FAJAR.CO.ID, JAKARTA — Pakar Hukum Tata Negara Zainal Arifin Mochtar menanggapi pernyataan Yusril Ihza Mahendra. Terkait ucapannya yang menyebut tragedi 1998 bukan pelanggaran Hak Asasi Manusia (HAM).
“Saya terus terang nda paham apa yang disampaikan oleh Yusril,” kata pengajar di Universitas Gadjah Mada itu, dikutip dari unggahannya d Instagram, Selasa (22/10/2024).
Ia mengaku sudah ditanya bagaimana tanggapannya terkait pernyataan Menteri Koordinator Bidang Hukum dan HAM itu. Namun tidak bisa menerka apa maksud Yusril.
“Ketika ditanya ke saya, saya juga gak paham yang dia maksud kasus 98 itu yang mana,” ujarnya.
Pria yang karib disapa Uceng itu menjelaskan, di 1998 ada dua kasus. Di antara dua kasus itu pun, ia bingung yang mana dimaksud Yusril.
“Ada dua kasus 98. Yakni (1) Kerusuhan Mei 98 dan (2) Trisakti, Semanggi 1 Semanggi 2 (98-99). Yang dia anggap bukan pelanggaran HAM itu yang mana ya?” jelasnya.
Meski begitu, dua-duanya masuk dalam daftar pelanggaran HAM berat yang diakui pemerintah. Berdasarkan dokumen dari Komisi Nasional HAM.
“Keduanya masuk dalam daftar 12 kasus pelanggaran HAM berat yang diakui oleh Pemerintah.
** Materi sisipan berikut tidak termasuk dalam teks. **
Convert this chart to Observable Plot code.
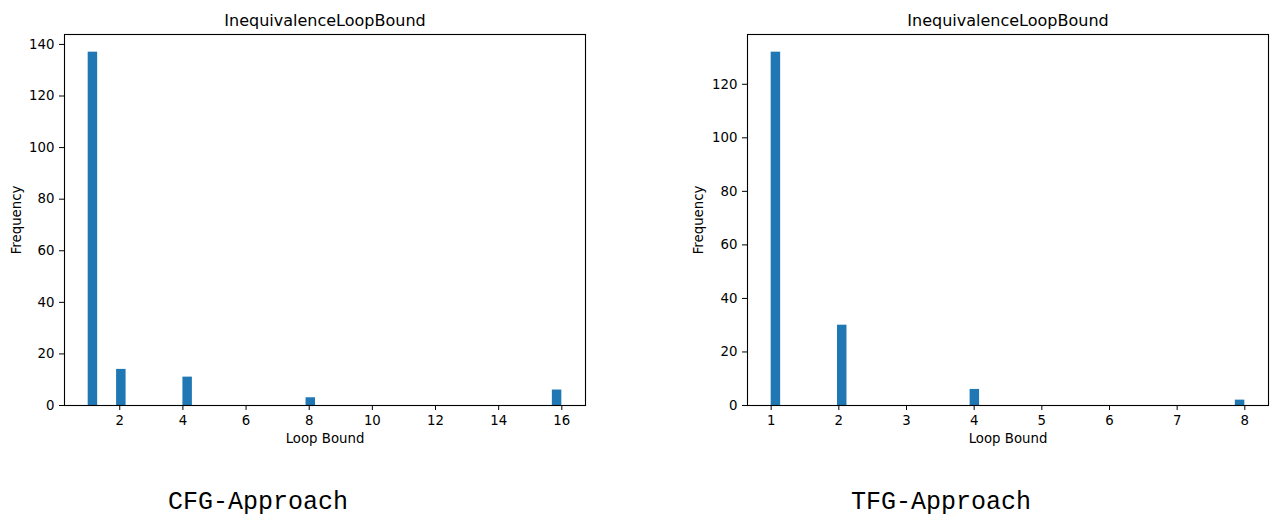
<!DOCTYPE html>
<html>
<head>
<meta charset="utf-8">
<script src="https://cdn.jsdelivr.net/npm/d3@7"></script>
<script src="https://cdn.jsdelivr.net/npm/@observablehq/plot@0.6"></script>
<style>
  html, body { margin: 0; padding: 0; background: white; }
  #wrap { position: relative; width: 1275px; height: 520px; overflow: hidden; }
  .panel { position: absolute; top: 0; }
  .caption { position: absolute; font-family: "Liberation Mono", "DejaVu Sans Mono", monospace; font-size: 25px; color: black; white-space: nowrap; transform: translateX(-50%); line-height: 1; }
</style>
</head>
<body>
<div id="wrap">
  <div id="left" class="panel" style="left:0px"></div>
  <div id="right" class="panel" style="left:640px"></div>
  <div class="caption" id="capL" style="left:258px; top:490px;"></div>
  <div class="caption" id="capR" style="left:941px; top:490px;"></div>
</div>
<script>
// ---- data ----
const chartTitle = "InequivalenceLoopBound";
const xLabel = "Loop Bound";
const yLabel = "Frequency";
const binCount = 50;

const cfgBounds = [1, 2, 4, 8, 16];
const cfgFreq = [137, 14, 11, 3, 6];
const cfgXTicks = [2, 4, 6, 8, 10, 12, 14, 16];
const cfgYTicks = [0, 20, 40, 60, 80, 100, 120, 140];
const cfgCaption = "CFG-Approach";

const tfgBounds = [1, 2, 4, 8];
const tfgFreq = [132, 30, 6, 2];
const tfgXTicks = [1, 2, 3, 4, 5, 6, 7, 8];
const tfgYTicks = [0, 20, 40, 60, 80, 100, 120];
const tfgCaption = "TFG-Approach";

// ---- histogram bins (matplotlib-style, 50 equal bins over [min, max]) ----
function bins(bounds, freq) {
  const lo = d3.min(bounds), hi = d3.max(bounds);
  const w = (hi - lo) / binCount;
  return bounds.map((b, k) => {
    const i = Math.min(binCount - 1, Math.floor((b - lo) / w + 1e-9));
    return { x1: lo + i * w, x2: lo + (i + 1) * w, y: freq[k] };
  });
}

function chart(bounds, freq, xTicks, yTicks, opts) {
  const data = bins(bounds, freq);
  const lo = d3.min(bounds), hi = d3.max(bounds);
  const pad = (hi - lo) * 0.05;
  const ymax = d3.max(freq) * 1.05;
  return Plot.plot({
    width: opts.width,
    height: 460,
    marginLeft: opts.marginLeft,
    marginRight: opts.marginRight,
    marginTop: 34,
    marginBottom: 55,
    style: { fontFamily: "DejaVu Sans", fontSize: "13.3px", color: "black", background: "white" },
    x: { domain: [lo - pad, hi + pad], ticks: xTicks, tickSize: 5, tickPadding: 5, label: null, tickFormat: d3.format("d") },
    y: { domain: [0, ymax], ticks: yTicks, tickSize: 5, tickPadding: 5, label: null, tickFormat: d3.format("d") },
    marks: [
      Plot.rectY(data, { x1: "x1", x2: "x2", y: "y", fill: "#1f77b4", inset: 0 }),
      Plot.frame({ stroke: "black", strokeWidth: 1.1 }),
      Plot.text([chartTitle], { frameAnchor: "top", dy: -14, fontSize: 16, lineAnchor: "middle", fill: "black" }),
      Plot.text([xLabel], { frameAnchor: "bottom", dy: 33, fontSize: 13.3, lineAnchor: "middle", fill: "black" }),
      Plot.text([yLabel], { frameAnchor: "left", dx: opts.yLabelDx, rotate: -90, fontSize: 13.3, textAnchor: "middle", lineAnchor: "middle", fill: "black" })
    ]
  });
}

document.getElementById("left").appendChild(
  chart(cfgBounds, cfgFreq, cfgXTicks, cfgYTicks, { width: 640, marginLeft: 64, marginRight: 55, yLabelDx: -48 })
);
document.getElementById("right").appendChild(
  chart(tfgBounds, tfgFreq, tfgXTicks, tfgYTicks, { width: 635, marginLeft: 107, marginRight: 7, yLabelDx: -49 })
);
document.getElementById("capL").textContent = cfgCaption;
document.getElementById("capR").textContent = tfgCaption;
</script>
</body>
</html>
Di Buku yang diterbitkan Komnas HAM ini merupakan ringkasan dari dokumen yang sangat tebal dari ke-12 perkara tersebut,” terangnya.
“Buku ini (hanya) setebal 700 halaman, ya karena ringkasan,” tambahnya.
Buku tersebut diunggah Uceng di Instagramnya, berjudul Merawat Ingatan Menjemput Keadilan. Di buku itu, Uceng bilang kedua kasus kesimpulannya sama.
“Kesimpulannya sama, ada kejahatan terhadap kemanusiaan, dan dua unsur pentingnya yakni meluas dan systematis sudah terpenuhi. Itu berdasarkan dokumen Komnas HAM ya,” pungkasnya.